** Given problem **
Copy every line of the records below where the word "this" occurs.

------------------------------

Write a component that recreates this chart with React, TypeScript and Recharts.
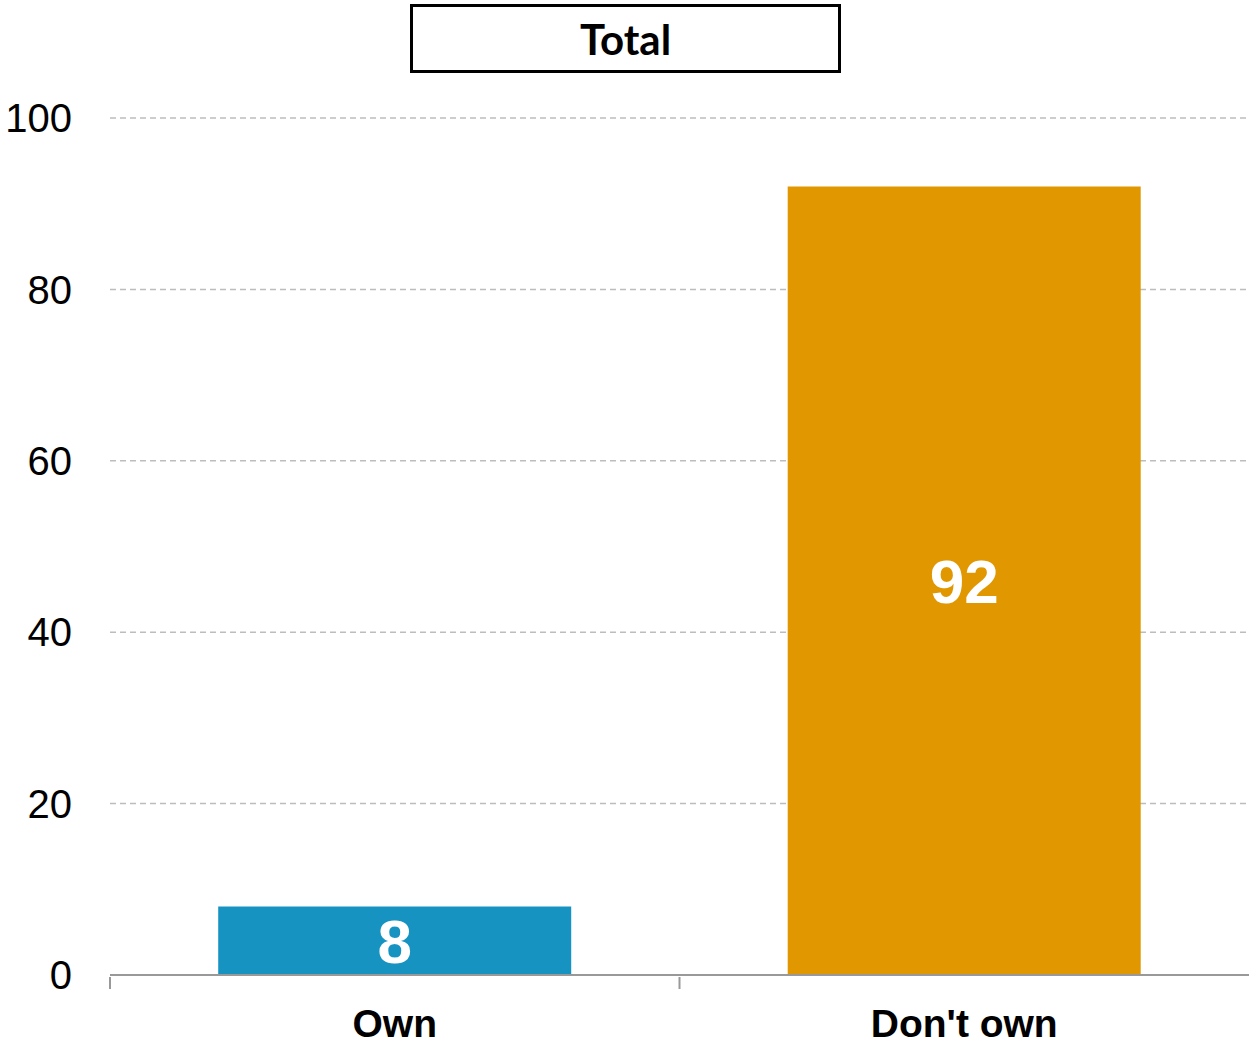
import { Bar, BarChart, CartesianGrid, Cell, LabelList, XAxis, YAxis } from "recharts";

const categories = ["Own", "Don't own"];
const values = [8, 92];
const barColors = ["#1793c1", "#e09700"];
const yTicks = [0, 20, 40, 60, 80, 100];

const data = categories.map((name, i) => ({ name, value: values[i] }));

// category label plus a small tick line at the left edge of each category band
function CategoryTick(props: any) {
  const { x, y, payload } = props;
  const half = payload?.offset ?? 0;
  return (
    <g>
      <line x1={x - half} y1={y} x2={x - half} y2={y + 12} stroke="#999" strokeWidth={2} />
      <text
        x={x}
        y={y + 32}
        dy="0.71em"
        textAnchor="middle"
        fontFamily="'Liberation Sans', Arial, sans-serif"
        fontWeight={700}
        fontSize={39}
        fill="#000"
      >
        {payload.value}
      </text>
    </g>
  );
}

export default function App() {
  return (
    <div style={{ position: "absolute", left: 0, top: 0, width: 1249, height: 1046, background: "#fff", overflow: "hidden" }}>
      <div
        style={{
          position: "absolute",
          left: 410,
          top: 4,
          width: 431,
          height: 69,
          boxSizing: "border-box",
          border: "3px solid #000",
          display: "flex",
          alignItems: "center",
          justifyContent: "center",
          fontFamily: "Lato, 'Open Sans', sans-serif",
          fontWeight: 700,
          fontSize: 42,
          color: "#000",
        }}
      >
        Total
      </div>
      <BarChart
        width={1249}
        height={1046}
        data={data}
        margin={{ top: 118, right: 0, bottom: 0, left: 0 }}
        barCategoryGap="19%"
      >
        <CartesianGrid vertical={false} stroke="#bdbdbd" strokeDasharray="6 4" strokeWidth={1.5} />
        <XAxis
          dataKey="name"
          height={71}
          axisLine={{ stroke: "#999", strokeWidth: 2 }}
          tickLine={false}
          tickSize={0}
          tick={<CategoryTick />}
          interval={0}
        />
        <YAxis
          width={110}
          domain={[0, 100]}
          ticks={yTicks}
          axisLine={false}
          tickLine={false}
          tickSize={0}
          tickMargin={38}
          tick={{ fontFamily: "'Liberation Sans', Arial, sans-serif", fontSize: 40, fill: "#000" }}
        />
        <Bar dataKey="value" isAnimationActive={false}>
          {data.map((d, i) => (
            <Cell key={d.name} fill={barColors[i]} />
          ))}
          <LabelList
            dataKey="value"
            position="center"
            fill="#fff"
            fontFamily="'Liberation Sans', Arial, sans-serif"
            fontWeight={700}
            fontSize={62}
          />
        </Bar>
      </BarChart>
    </div>
  );
}
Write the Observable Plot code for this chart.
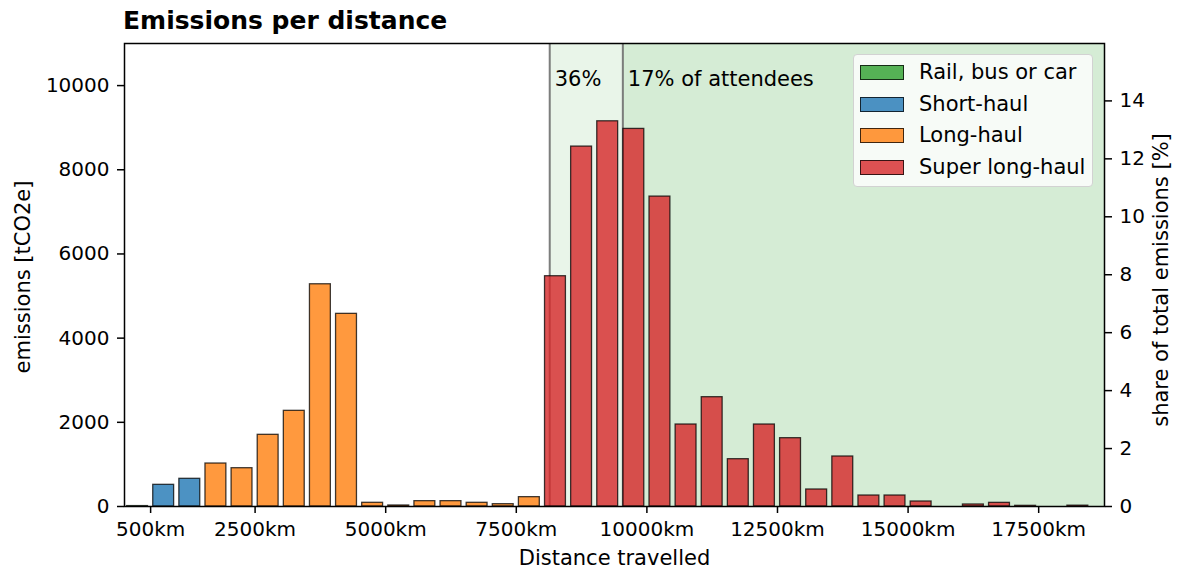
<!DOCTYPE html>
<html>
<head>
<meta charset="utf-8">
<script src="https://cdn.jsdelivr.net/npm/d3@7"></script>
<script src="https://cdn.jsdelivr.net/npm/@observablehq/plot@0.6"></script>
<style>
  body { margin: 0; background: #fff; font-family: "DejaVu Sans", sans-serif; }
  #wrap { position: relative; width: 1178px; height: 568px; overflow: hidden; }
  #title { height: 39px; box-sizing: border-box; padding-top: 3px; line-height: 36px; padding-left: 123px;
           font-weight: bold; font-size: 25px; color: #000; white-space: nowrap; }
  .legend { position: absolute; left: 853px; top: 54px; width: 240px; height: 133px; box-sizing: border-box;
            background: rgba(255,255,255,0.8); border: 1px solid #d2d2d2; border-radius: 4px; }
  .legend .row { position: absolute; left: 0; height: 20px; width: 100%; }
  .legend .sw { position: absolute; left: 6px; top: 2px; width: 44px; height: 15px; box-sizing: border-box;
                border: 1.3px solid rgba(0,0,0,0.75); }
  .legend .lab { position: absolute; left: 65px; top: -3px; font-size: 21px; line-height: 25px; color: #000; white-space: nowrap; }
</style>
</head>
<body>
<div id="wrap">
  <div id="title">Emissions per distance</div>
  <div id="chart"></div>
</div>
<script>
// ---- data ----
const distanceKm = [250, 750, 1250, 1750, 2250, 2750, 3250, 3750, 4250, 4750, 5250, 5750, 6250, 6750, 7250, 7750,
  8250, 8750, 9250, 9750, 10250, 10750, 11250, 11750, 12250, 12750, 13250, 13750, 14250, 14750, 15250, 15750,
  16250, 16750, 17250, 17750, 18250];
const emissions = [10, 515, 658, 1021, 910, 1703, 2273, 5280, 4577, 88, 24, 127, 127, 88, 55, 222,
  5471, 8551, 9152, 8971, 7363, 1948, 2597, 1124, 1948, 1623, 404, 1188, 261, 261, 119, 0,
  48, 87, 16, 0, 20];
const mode = ["Rail, bus or car", "Short-haul", "Short-haul",
  "Long-haul", "Long-haul", "Long-haul", "Long-haul", "Long-haul", "Long-haul", "Long-haul", "Long-haul",
  "Long-haul", "Long-haul", "Long-haul", "Long-haul", "Long-haul",
  "Super long-haul", "Super long-haul", "Super long-haul", "Super long-haul", "Super long-haul", "Super long-haul",
  "Super long-haul", "Super long-haul", "Super long-haul", "Super long-haul", "Super long-haul", "Super long-haul",
  "Super long-haul", "Super long-haul", "Super long-haul", "Super long-haul", "Super long-haul", "Super long-haul",
  "Super long-haul", "Super long-haul", "Super long-haul"];
const modes = ["Rail, bus or car", "Short-haul", "Long-haul", "Super long-haul"];
const modeColors = ["#2ca02c", "#1f77b4", "#ff7f0e", "#d62728"];
const thresholdsKm = [8140, 9540];
const thresholdLabels = ["36%", "17% of attendees"];
const xTicks = [500, 2500, 5000, 7500, 10000, 12500, 15000, 17500];
const yTicks = [0, 2000, 4000, 6000, 8000, 10000];
const shareTicks = [0, 2, 4, 6, 8, 10, 12, 14];
const xDomain = [0, 18760];
const yDomain = [0, 11000];

const binWidthKm = 400;
const bars = distanceKm.map((d, i) => ({km: d, emissions: emissions[i], mode: mode[i]}));
const total = d3.sum(emissions);
const spans = thresholdsKm.map((t, i) => ({km: t, label: thresholdLabels[i]}));

const chart = Plot.plot({
  width: 1178,
  height: 529,
  marginTop: 4,
  marginBottom: 62,
  marginLeft: 124,
  marginRight: 74,
  style: {fontFamily: "DejaVu Sans", fontSize: "20px", color: "#000", background: "#fff", overflow: "visible"},
  x: {type: "linear", domain: xDomain},
  y: {domain: yDomain},
  color: {domain: modes, range: modeColors},
  marks: [
    Plot.rect(spans, {x1: "km", x2: () => xDomain[1], fill: "#2ca02c", fillOpacity: 0.1}),
    Plot.ruleX(spans, {x: "km", stroke: "#707070", strokeWidth: 2, strokeOpacity: 0.9}),
    Plot.rectY(bars, {
      x1: d => d.km - binWidthKm / 2, x2: d => d.km + binWidthKm / 2, y: "emissions",
      fill: "mode", fillOpacity: 0.8, stroke: "#000", strokeOpacity: 0.75, strokeWidth: 1.3
    }),
    Plot.text(spans, {x: "km", text: "label", frameAnchor: "top", lineAnchor: "bottom", textAnchor: "start",
      dx: 5, dy: 42, fill: "#000", fontSize: 21}),
    Plot.frame({stroke: "#000", strokeWidth: 1.5}),
    Plot.axisX(xTicks, {tickFormat: d => `${d}km`, tickSize: 7, tickPadding: 8, strokeWidth: 1.5, label: null, fontSize: 20}),
    Plot.axisY(yTicks, {anchor: "left", tickSize: 7, tickPadding: 8, strokeWidth: 1.5, label: null, tickFormat: d => String(d), fontSize: 20}),
    Plot.axisY(shareTicks.map(s => s * total / 100), {anchor: "right", tickSize: 7, tickPadding: 8, strokeWidth: 1.5,
      label: null, tickFormat: d => String(Math.round(d / total * 100)), fontSize: 20}),
    Plot.text(["Distance travelled"], {frameAnchor: "bottom", lineAnchor: "bottom", textAnchor: "middle", dy: 58, fontSize: 21, fill: "#000"}),
    Plot.text(["emissions [tCO2e]"], {frameAnchor: "left", rotate: -90, textAnchor: "middle", lineAnchor: "middle", dx: -101, dy: 2, fontSize: 21, fill: "#000"}),
    Plot.text(["share of total emissions [%]"], {frameAnchor: "right", rotate: -90, textAnchor: "middle", lineAnchor: "middle", dx: 57, dy: 5, fontSize: 21, fill: "#000"})
  ]
});
document.getElementById("chart").appendChild(chart);

// legend
const legend = d3.select("#wrap").append("div").attr("class", "legend");
modes.forEach((m, i) => {
  const row = legend.append("div").attr("class", "row").style("top", `${8 + i * 31.5}px`);
  const c = d3.color(modeColors[i]); c.opacity = 0.8;
  row.append("div").attr("class", "sw").style("background", c.formatRgb());
  row.append("div").attr("class", "lab").text(m);
});
</script>
</body>
</html>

------------------------------

** Exercise answer **
Write a component that recreates this chart with React, TypeScript and Recharts.
Write the Observable Plot code for this chart.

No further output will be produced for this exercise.